— Start —

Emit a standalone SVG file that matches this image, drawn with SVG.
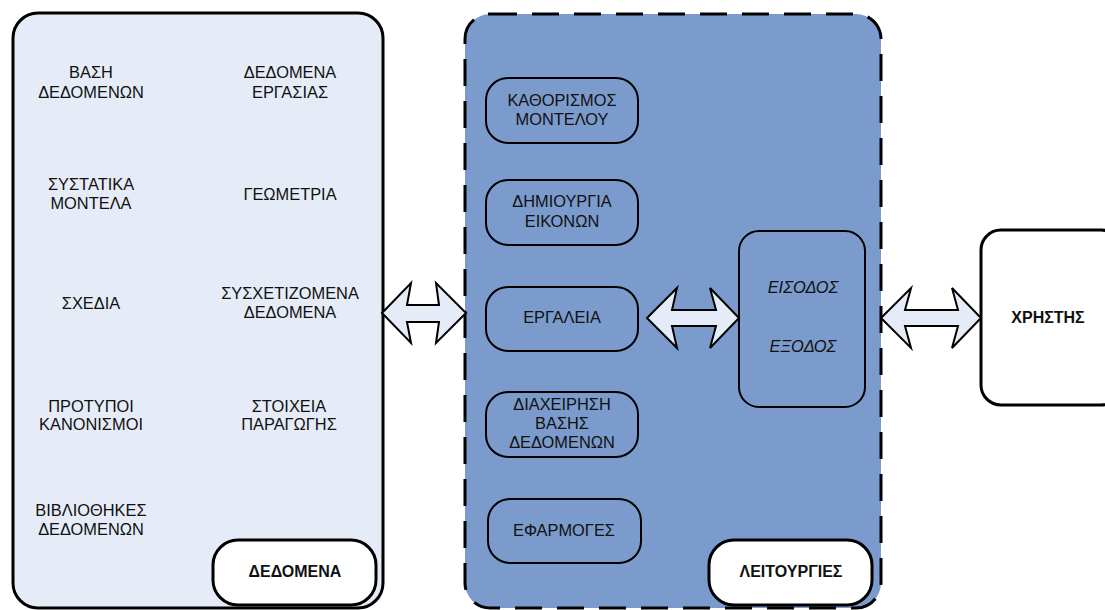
<svg xmlns="http://www.w3.org/2000/svg" width="1105" height="610" viewBox="0 0 1105 610">
  <style>
    text { font-family: "Liberation Sans", Arial, sans-serif; font-size: 16.4px; fill: #111; text-anchor: middle; }
    .b { font-weight: bold; font-size: 16px; }
    .i { font-style: italic; }
    .panel-data { fill: #e6ecf7; stroke: #000; stroke-width: 3; }
    .panel-func { fill: #7b9bcc; stroke: #000; stroke-width: 3; stroke-dasharray: 27 15; }
    .fn { fill: #7b9bcc; stroke: #000; stroke-width: 2; }
    .tag { fill: #fff; stroke: #000; stroke-width: 3; }
    .arrow { fill: #e6ecf7; stroke: #000; stroke-width: 2; stroke-linejoin: miter; }
  </style>

  <!-- Data panel -->
  <g id="data">
    <rect class="panel-data" x="13" y="13" width="370" height="595" rx="25"/>
    <text x="91" y="78">ΒΑΣΗ</text>
    <text x="91" y="98">ΔΕΔΟΜΕΝΩΝ</text>
    <text x="290" y="78">ΔΕΔΟΜΕΝΑ</text>
    <text x="290" y="98">ΕΡΓΑΣΙΑΣ</text>
    <text x="91" y="190">ΣΥΣΤΑΤΙΚΑ</text>
    <text x="91" y="209">ΜΟΝΤΕΛΑ</text>
    <text x="290" y="200">ΓΕΩΜΕΤΡΙΑ</text>
    <text x="91" y="309">ΣΧΕΔΙΑ</text>
    <text x="290" y="299">ΣΥΣΧΕΤΙΖΟΜΕΝΑ</text>
    <text x="290" y="318">ΔΕΔΟΜΕΝΑ</text>
    <text x="91" y="412">ΠΡΟΤΥΠΟΙ</text>
    <text x="91" y="430">ΚΑΝΟΝΙΣΜΟΙ</text>
    <text x="289" y="412">ΣΤΟΙΧΕΙΑ</text>
    <text x="289" y="430">ΠΑΡΑΓΩΓΗΣ</text>
    <text x="91" y="516">ΒΙΒΛΙΟΘΗΚΕΣ</text>
    <text x="91" y="535">ΔΕΔΟΜΕΝΩΝ</text>
  </g>
  <g id="data-label">
    <rect class="tag" x="213" y="540" width="163" height="65" rx="25"/>
    <text class="b" x="295" y="577">ΔΕΔΟΜΕΝΑ</text>
  </g>

  <!-- Functions panel -->
  <g id="functions">
    <rect class="panel-func" x="465" y="14" width="416" height="594" rx="25"/>
  </g>
  <g id="model-definition">
    <rect class="fn" x="486" y="78" width="152" height="65" rx="22"/>
    <text x="562" y="106">ΚΑΘΟΡΙΣΜΟΣ</text>
    <text x="562" y="125">ΜΟΝΤΕΛΟΥ</text>
  </g>
  <g id="image-creation">
    <rect class="fn" x="486" y="180" width="152" height="65" rx="22"/>
    <text x="562" y="207">ΔΗΜΙΟΥΡΓΙΑ</text>
    <text x="562" y="227">ΕΙΚΟΝΩΝ</text>
  </g>
  <g id="tools">
    <rect class="fn" x="486" y="287" width="152" height="64" rx="22"/>
    <text x="562" y="323">ΕΡΓΑΛΕΙΑ</text>
  </g>
  <g id="db-management">
    <rect class="fn" x="486" y="392" width="152" height="65" rx="22"/>
    <text x="562" y="410">ΔΙΑΧΕΙΡΗΣΗ</text>
    <text x="562" y="429">ΒΑΣΗΣ</text>
    <text x="562" y="448">ΔΕΔΟΜΕΝΩΝ</text>
  </g>
  <g id="applications">
    <rect class="fn" x="488" y="499" width="153" height="64" rx="22"/>
    <text x="564" y="536">ΕΦΑΡΜΟΓΕΣ</text>
  </g>
  <g id="io">
    <rect class="fn" x="739" y="231" width="126" height="176" rx="20"/>
    <text class="i" x="803" y="293">ΕΙΣΟΔΟΣ</text>
    <text class="i" x="803" y="352">ΕΞΟΔΟΣ</text>
  </g>
  <g id="functions-label">
    <rect class="tag" x="709" y="540" width="163" height="65" rx="25"/>
    <text class="b" x="791" y="577">ΛΕΙΤΟΥΡΓΙΕΣ</text>
  </g>

  <!-- User -->
  <g id="user">
    <rect class="tag" x="981" y="230" width="140" height="175" rx="20"/>
    <text class="b" x="1048" y="323">ΧΡΗΣΤΗΣ</text>
  </g>

  <!-- Two-way block arrows -->
  <g id="connectors">
    <path class="arrow" d="M382,313 L411,283 L407,305 L439,305 L436,283 L466,313 L436,343 L439,322 L407,322 L411,343 Z"/>
    <path class="arrow" d="M647,318 L677,288 L672,310 L716,310 L710,288 L739,318 L710,348 L716,326 L672,326 L677,348 Z"/>
    <path class="arrow" d="M881,318 L911,288 L905,310 L958,310 L952,288 L981,318 L952,348 L958,326 L905,326 L911,348 Z"/>
  </g>
</svg>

— End —

Locate the lines above that hold the word "image". Show every one of them.

* Full response *
Emit a standalone SVG file that matches this image, drawn with SVG.
  <g id="image-creation">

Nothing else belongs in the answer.